The date of the incidents the subject of counts 4 and 5 is critical because the applicant led evidence at trial which provided an alibi for the period from the evening of 22 December up to and including Christmas Eve. The applicant gave evidence that he was at a concert, in which one of his daughters was performing, on 22 December 2006, a fact confirmed by his wife. There was evidence that, on the evening of 23 December 2006, the applicant and his family visited a person recently arrived from overseas at his home and remained there until about 11.00 pm. Other evidence confirmed a large gathering, on the evening of 24 December, for dinner at the home of the complainant's family. The evidence of the firstmentioned witness was unchallenged and the other witnesses were not seriously challenged about their accounts.

10

The effect of this evidence, as the trial judge observed for the benefit of the jury, was that if the jury came to the view that the incidents could only have occurred in the period immediately before Christmas of 2006 and the evidence providing an alibi was not disproved, it was unlikely that the jury could conclude beyond reasonable doubt that the applicant was guilty of the 2006 offences.
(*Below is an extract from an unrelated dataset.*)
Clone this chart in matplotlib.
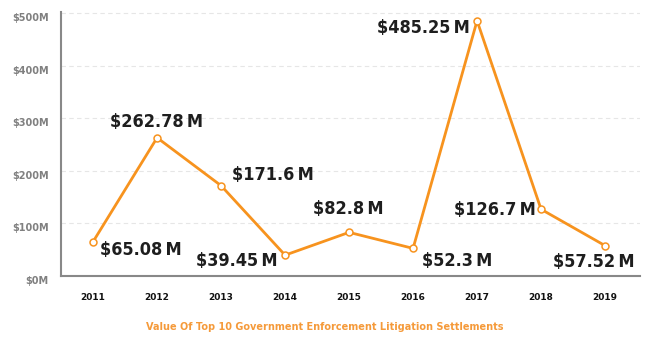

The task of the Court of Criminal Appeal
11

It is agreed between the parties that the relevant function to be performed by the Court of Criminal Appeal in determining an appeal, such as that of the applicant, is as stated in M v The Queen3 by Mason CJ, Deane, Dawson and Toohey JJ:

‘Where, notwithstanding that as a matter of law there is evidence to sustain a verdict, a court of criminal appeal is asked to conclude that the verdict is unsafe or unsatisfactory, the question which the court must ask itself is whether it thinks that upon the whole of the evidence it was open to the jury to be satisfied beyond reasonable doubt that the accused was guilty’.

12

This test has been restated to reflect the terms of s 6(1) of the Criminal Appeal Act. In MFA v The Queen4 McHugh, Gummow and Kirby JJ stated that the reference to ‘unsafe or unsatisfactory’ in M is to be taken as ‘equivalent to the statutory formula referring to the impugned verdict as “unreasonable” or such as “cannot be supported, having regard to the evidence”.’

13

The starting point in the application of s 6(1) is that the jury is the body entrusted with the primary...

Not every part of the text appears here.